## start

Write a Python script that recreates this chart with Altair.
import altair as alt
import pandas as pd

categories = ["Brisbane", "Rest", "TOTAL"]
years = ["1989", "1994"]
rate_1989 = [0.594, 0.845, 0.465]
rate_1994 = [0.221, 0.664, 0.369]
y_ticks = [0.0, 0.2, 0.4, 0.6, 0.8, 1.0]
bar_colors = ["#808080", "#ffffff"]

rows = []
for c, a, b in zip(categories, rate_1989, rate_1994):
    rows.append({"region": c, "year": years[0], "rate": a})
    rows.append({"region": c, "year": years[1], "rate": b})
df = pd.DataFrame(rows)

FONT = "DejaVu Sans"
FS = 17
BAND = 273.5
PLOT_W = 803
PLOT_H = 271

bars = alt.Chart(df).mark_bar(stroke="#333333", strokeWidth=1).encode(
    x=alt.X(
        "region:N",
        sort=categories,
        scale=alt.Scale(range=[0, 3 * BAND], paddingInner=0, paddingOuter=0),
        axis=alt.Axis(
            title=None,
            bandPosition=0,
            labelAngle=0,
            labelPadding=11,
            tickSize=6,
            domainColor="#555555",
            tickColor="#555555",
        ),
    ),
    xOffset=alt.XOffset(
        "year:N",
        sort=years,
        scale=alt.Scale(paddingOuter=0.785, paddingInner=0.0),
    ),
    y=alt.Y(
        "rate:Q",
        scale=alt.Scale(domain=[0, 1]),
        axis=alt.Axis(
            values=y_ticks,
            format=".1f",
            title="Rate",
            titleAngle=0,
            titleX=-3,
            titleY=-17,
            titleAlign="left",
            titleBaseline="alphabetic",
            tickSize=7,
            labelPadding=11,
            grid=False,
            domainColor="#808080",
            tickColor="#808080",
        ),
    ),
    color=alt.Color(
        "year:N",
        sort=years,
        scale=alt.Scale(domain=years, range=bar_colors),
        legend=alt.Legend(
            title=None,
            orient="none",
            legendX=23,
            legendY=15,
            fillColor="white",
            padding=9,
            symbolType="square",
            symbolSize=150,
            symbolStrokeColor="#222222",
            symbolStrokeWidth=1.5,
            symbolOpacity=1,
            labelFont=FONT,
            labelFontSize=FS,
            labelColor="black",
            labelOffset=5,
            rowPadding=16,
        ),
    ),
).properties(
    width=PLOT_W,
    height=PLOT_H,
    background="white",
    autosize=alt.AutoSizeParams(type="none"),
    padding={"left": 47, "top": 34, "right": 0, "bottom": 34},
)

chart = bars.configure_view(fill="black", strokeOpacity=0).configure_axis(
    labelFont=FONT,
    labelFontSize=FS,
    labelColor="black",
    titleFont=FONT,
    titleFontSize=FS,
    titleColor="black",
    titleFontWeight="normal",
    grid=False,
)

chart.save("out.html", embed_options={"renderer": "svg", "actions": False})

## end

- [What is expected] Each line of the material above must be retyped precisely.

- [Written solution]
Write a Python script that recreates this chart with Altair.
import altair as alt
import pandas as pd

categories = ["Brisbane", "Rest", "TOTAL"]
years = ["1989", "1994"]
rate_1989 = [0.594, 0.845, 0.465]
rate_1994 = [0.221, 0.664, 0.369]
y_ticks = [0.0, 0.2, 0.4, 0.6, 0.8, 1.0]
bar_colors = ["#808080", "#ffffff"]

rows = []
for c, a, b in zip(categories, rate_1989, rate_1994):
    rows.append({"region": c, "year": years[0], "rate": a})
    rows.append({"region": c, "year": years[1], "rate": b})
df = pd.DataFrame(rows)

FONT = "DejaVu Sans"
FS = 17
BAND = 273.5
PLOT_W = 803
PLOT_H = 271

bars = alt.Chart(df).mark_bar(stroke="#333333", strokeWidth=1).encode(
    x=alt.X(
        "region:N",
        sort=categories,
        scale=alt.Scale(range=[0, 3 * BAND], paddingInner=0, paddingOuter=0),
        axis=alt.Axis(
            title=None,
            bandPosition=0,
            labelAngle=0,
            labelPadding=11,
            tickSize=6,
            domainColor="#555555",
            tickColor="#555555",
        ),
    ),
    xOffset=alt.XOffset(
        "year:N",
        sort=years,
        scale=alt.Scale(paddingOuter=0.785, paddingInner=0.0),
    ),
    y=alt.Y(
        "rate:Q",
        scale=alt.Scale(domain=[0, 1]),
        axis=alt.Axis(
            values=y_ticks,
            format=".1f",
            title="Rate",
            titleAngle=0,
            titleX=-3,
            titleY=-17,
            titleAlign="left",
            titleBaseline="alphabetic",
            tickSize=7,
            labelPadding=11,
            grid=False,
            domainColor="#808080",
            tickColor="#808080",
        ),
    ),
    color=alt.Color(
        "year:N",
        sort=years,
        scale=alt.Scale(domain=years, range=bar_colors),
        legend=alt.Legend(
            title=None,
            orient="none",
            legendX=23,
            legendY=15,
            fillColor="white",
            padding=9,
            symbolType="square",
            symbolSize=150,
            symbolStrokeColor="#222222",
            symbolStrokeWidth=1.5,
            symbolOpacity=1,
            labelFont=FONT,
            labelFontSize=FS,
            labelColor="black",
            labelOffset=5,
            rowPadding=16,
        ),
    ),
).properties(
    width=PLOT_W,
    height=PLOT_H,
    background="white",
    autosize=alt.AutoSizeParams(type="none"),
    padding={"left": 47, "top": 34, "right": 0, "bottom": 34},
)

chart = bars.configure_view(fill="black", strokeOpacity=0).configure_axis(
    labelFont=FONT,
    labelFontSize=FS,
    labelColor="black",
    titleFont=FONT,
    titleFontSize=FS,
    titleColor="black",
    titleFontWeight="normal",
    grid=False,
)

chart.save("out.html", embed_options={"renderer": "svg", "actions": False})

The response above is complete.